Mesela İngilizce’deki “th” sesi. Bu ses Türkçe’de bulunmadığı için yetişkinlerin çoğu bu sesi doğru telaffuz etmekte zorlanır. Çocuklar ise henüz beyinleri daha esnek olduğu için bu gibi sesleri daha kolay öğrenir.
ÇOCUKLARIN AKSANINI GELİŞTİRMEK İÇİN NELER YAPILABİLİR?
Yaş ve biyoloji önemli olsa da, çevresel faktörler ve düzenli pratik yapmak da hayati önemdedir. İşte çocuğunuzun aksanını geliştirmek için birkaç pratik öneri:
- Şarkılar ve Tekerlemeler. Çocuklar müziği sever! İngilizce çocuk şarkıları, hem kelime bilgisi hem de doğru telaffuz için harika bir temel oluşturur. Mesela “Twinkle, Twinkle, Little Star” gibi şarkılar hem eğlenceli hem de eğitici olabilir.
- Ana Dili Konuşanları Dinlemek. Günde sadece 20 dakika bile olsa çocuğunuzun özgün İngilizce konuşmaları (audiobook, çizgi film veya podcast gibi) dinlemesine olanak sağlayın. Bu, seslere alışmaları için harika bir yöntemdir.
- Dil Oyunları. “Shadowing” yöntemi, yani çocuğunuzun bir konuşmayı dinlerken birebir tekrar etmesi, eğlenceli olduğu kadar etkili bir tekniktir.
- Fonetik Egzersizler. Özellikle zor seslerin (“th”, “r” gibi) üzerine yapılan hedefli çalışmalar çok yardımcı olabilir.

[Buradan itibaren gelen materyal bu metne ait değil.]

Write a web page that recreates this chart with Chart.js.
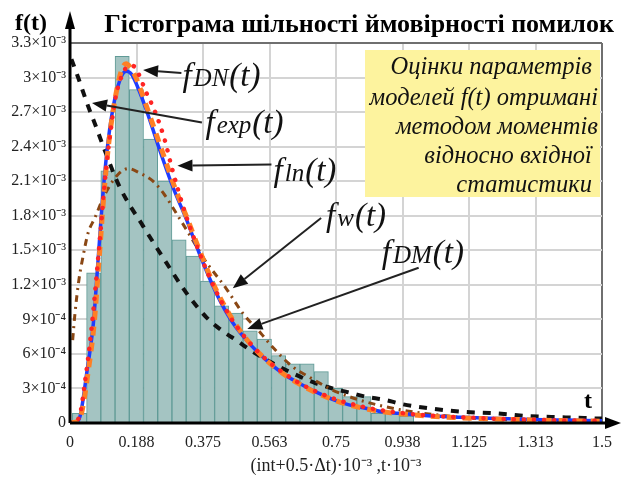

BİLİNGÜAL AİLELERİN AVANTAJI
Çift dilli ailelerde büyüyen çocuklar genelde her iki dilde de kusursuz aksana sahip olur. Bunun sırrı ise doğumdan itibaren iki dilli bir çevrede büyümeleridir. Bu, beynin her iki dilin ses sistemine adapte olmasını sağlar.
MOTİVASYON HER ŞEYDİR
Çocuklar, olumlu bir yaklaşıma sahip olduklarında dil konusunda daha başarılı olurlar. Yabancı dili sıkıcı bir ders olarak değil, eğlenceli bir macera olarak görmek onların öğrenme sürecini hızlandırır. Çizgi filmler izlemek, İngilizce şarkılar dinlemek, hatta yeni arkadaşlar edinmek, onları motive edebilir.
Ve unutmayın, küçük bir aksanın varlığı endişe kaynağı olmamalıdır.
Profesör David Singleton’ın dediği gibi: “Bir dili konuşma yeteneği, mükemmel bir aksandan çok daha fazlasıdır. Asıl önemli olan, dilin insanlara dünyayı açan bir araç haline gelmesidir.”